Exercise brief:
Leave out any picture and return the remaining listing below exactly as given.

Data segment:
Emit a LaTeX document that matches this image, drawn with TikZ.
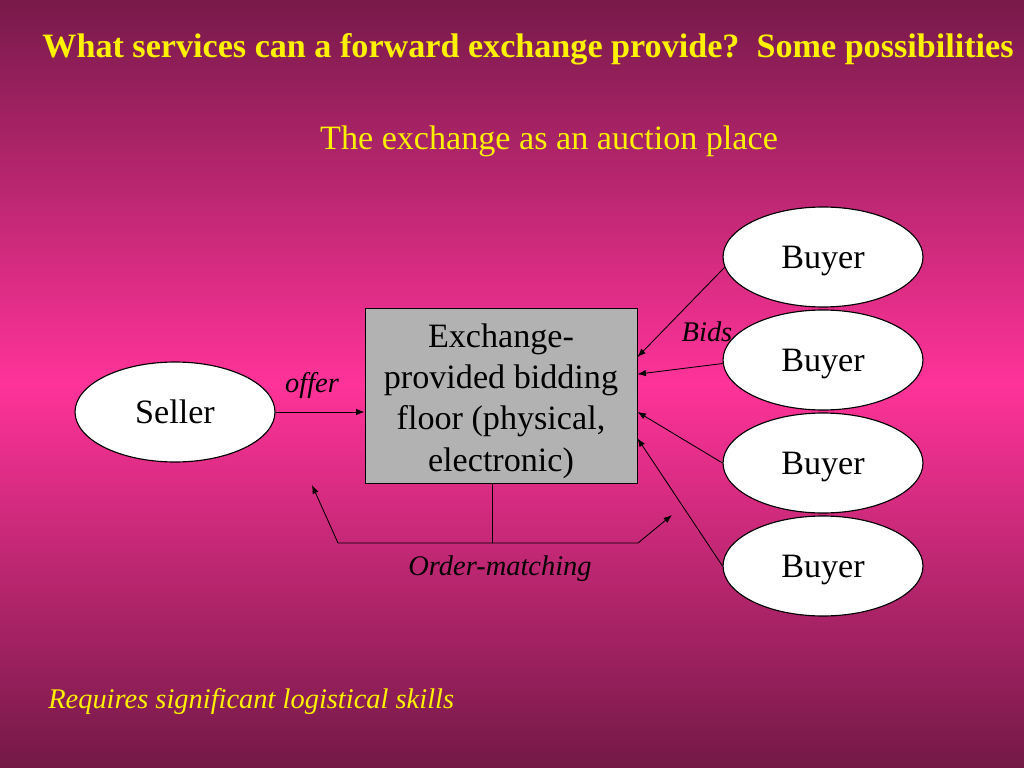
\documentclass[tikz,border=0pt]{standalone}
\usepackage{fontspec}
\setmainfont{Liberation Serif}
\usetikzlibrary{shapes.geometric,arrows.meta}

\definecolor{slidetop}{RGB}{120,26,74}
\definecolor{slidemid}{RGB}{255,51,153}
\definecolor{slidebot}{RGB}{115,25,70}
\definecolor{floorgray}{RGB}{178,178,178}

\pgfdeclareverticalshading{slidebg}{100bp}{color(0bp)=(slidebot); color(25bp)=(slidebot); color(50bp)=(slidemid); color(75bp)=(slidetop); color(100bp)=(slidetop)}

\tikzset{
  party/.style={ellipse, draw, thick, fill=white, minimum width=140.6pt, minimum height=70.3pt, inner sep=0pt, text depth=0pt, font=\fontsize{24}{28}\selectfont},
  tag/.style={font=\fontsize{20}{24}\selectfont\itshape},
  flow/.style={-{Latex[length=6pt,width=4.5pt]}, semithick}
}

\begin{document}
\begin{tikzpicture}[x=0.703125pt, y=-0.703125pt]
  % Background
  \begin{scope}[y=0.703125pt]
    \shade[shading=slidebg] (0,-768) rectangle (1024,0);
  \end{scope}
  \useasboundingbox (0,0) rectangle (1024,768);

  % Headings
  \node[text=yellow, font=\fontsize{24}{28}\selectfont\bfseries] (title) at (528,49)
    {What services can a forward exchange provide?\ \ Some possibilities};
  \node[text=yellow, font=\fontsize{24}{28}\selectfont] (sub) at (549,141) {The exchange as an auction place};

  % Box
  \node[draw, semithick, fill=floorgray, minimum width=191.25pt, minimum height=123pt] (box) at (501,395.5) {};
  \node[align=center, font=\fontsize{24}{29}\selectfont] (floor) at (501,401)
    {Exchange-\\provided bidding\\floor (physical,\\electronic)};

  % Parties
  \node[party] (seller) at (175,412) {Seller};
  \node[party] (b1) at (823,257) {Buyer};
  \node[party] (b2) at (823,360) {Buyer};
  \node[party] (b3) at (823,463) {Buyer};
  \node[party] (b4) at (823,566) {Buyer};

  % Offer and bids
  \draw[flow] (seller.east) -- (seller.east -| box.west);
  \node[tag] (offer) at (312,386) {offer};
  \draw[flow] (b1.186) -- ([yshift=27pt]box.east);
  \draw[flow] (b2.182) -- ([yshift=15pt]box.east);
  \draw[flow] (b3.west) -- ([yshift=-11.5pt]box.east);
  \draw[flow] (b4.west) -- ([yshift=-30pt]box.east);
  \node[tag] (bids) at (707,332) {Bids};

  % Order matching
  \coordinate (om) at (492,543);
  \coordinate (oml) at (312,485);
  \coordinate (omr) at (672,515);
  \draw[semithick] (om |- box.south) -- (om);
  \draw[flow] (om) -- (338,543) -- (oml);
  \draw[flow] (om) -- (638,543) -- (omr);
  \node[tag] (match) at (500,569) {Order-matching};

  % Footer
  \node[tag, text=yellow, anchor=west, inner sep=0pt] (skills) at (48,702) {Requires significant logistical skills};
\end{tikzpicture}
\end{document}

Written solution:
Emit a LaTeX document that matches this image, drawn with TikZ.
\documentclass[tikz,border=0pt]{standalone}
\usepackage{fontspec}
\setmainfont{Liberation Serif}
\usetikzlibrary{shapes.geometric,arrows.meta}

\definecolor{slidetop}{RGB}{120,26,74}
\definecolor{slidemid}{RGB}{255,51,153}
\definecolor{slidebot}{RGB}{115,25,70}
\definecolor{floorgray}{RGB}{178,178,178}

\pgfdeclareverticalshading{slidebg}{100bp}{color(0bp)=(slidebot); color(25bp)=(slidebot); color(50bp)=(slidemid); color(75bp)=(slidetop); color(100bp)=(slidetop)}

\tikzset{
  party/.style={ellipse, draw, thick, fill=white, minimum width=140.6pt, minimum height=70.3pt, inner sep=0pt, text depth=0pt, font=\fontsize{24}{28}\selectfont},
  tag/.style={font=\fontsize{20}{24}\selectfont\itshape},
  flow/.style={-{Latex[length=6pt,width=4.5pt]}, semithick}
}

\begin{document}
\begin{tikzpicture}[x=0.703125pt, y=-0.703125pt]
  % Background
  \begin{scope}[y=0.703125pt]
    \shade[shading=slidebg] (0,-768) rectangle (1024,0);
  \end{scope}
  \useasboundingbox (0,0) rectangle (1024,768);

  % Headings
  \node[text=yellow, font=\fontsize{24}{28}\selectfont\bfseries] (title) at (528,49)
    {What services can a forward exchange provide?\ \ Some possibilities};
  \node[text=yellow, font=\fontsize{24}{28}\selectfont] (sub) at (549,141) {The exchange as an auction place};

  % Box
  \node[draw, semithick, fill=floorgray, minimum width=191.25pt, minimum height=123pt] (box) at (501,395.5) {};
  \node[align=center, font=\fontsize{24}{29}\selectfont] (floor) at (501,401)
    {Exchange-\\provided bidding\\floor (physical,\\electronic)};

  % Parties
  \node[party] (seller) at (175,412) {Seller};
  \node[party] (b1) at (823,257) {Buyer};
  \node[party] (b2) at (823,360) {Buyer};
  \node[party] (b3) at (823,463) {Buyer};
  \node[party] (b4) at (823,566) {Buyer};

  % Offer and bids
  \draw[flow] (seller.east) -- (seller.east -| box.west);
  \node[tag] (offer) at (312,386) {offer};
  \draw[flow] (b1.186) -- ([yshift=27pt]box.east);
  \draw[flow] (b2.182) -- ([yshift=15pt]box.east);
  \draw[flow] (b3.west) -- ([yshift=-11.5pt]box.east);
  \draw[flow] (b4.west) -- ([yshift=-30pt]box.east);
  \node[tag] (bids) at (707,332) {Bids};

  % Order matching
  \coordinate (om) at (492,543);
  \coordinate (oml) at (312,485);
  \coordinate (omr) at (672,515);
  \draw[semithick] (om |- box.south) -- (om);
  \draw[flow] (om) -- (338,543) -- (oml);
  \draw[flow] (om) -- (638,543) -- (omr);
  \node[tag] (match) at (500,569) {Order-matching};

  % Footer
  \node[tag, text=yellow, anchor=west, inner sep=0pt] (skills) at (48,702) {Requires significant logistical skills};
\end{tikzpicture}
\end{document}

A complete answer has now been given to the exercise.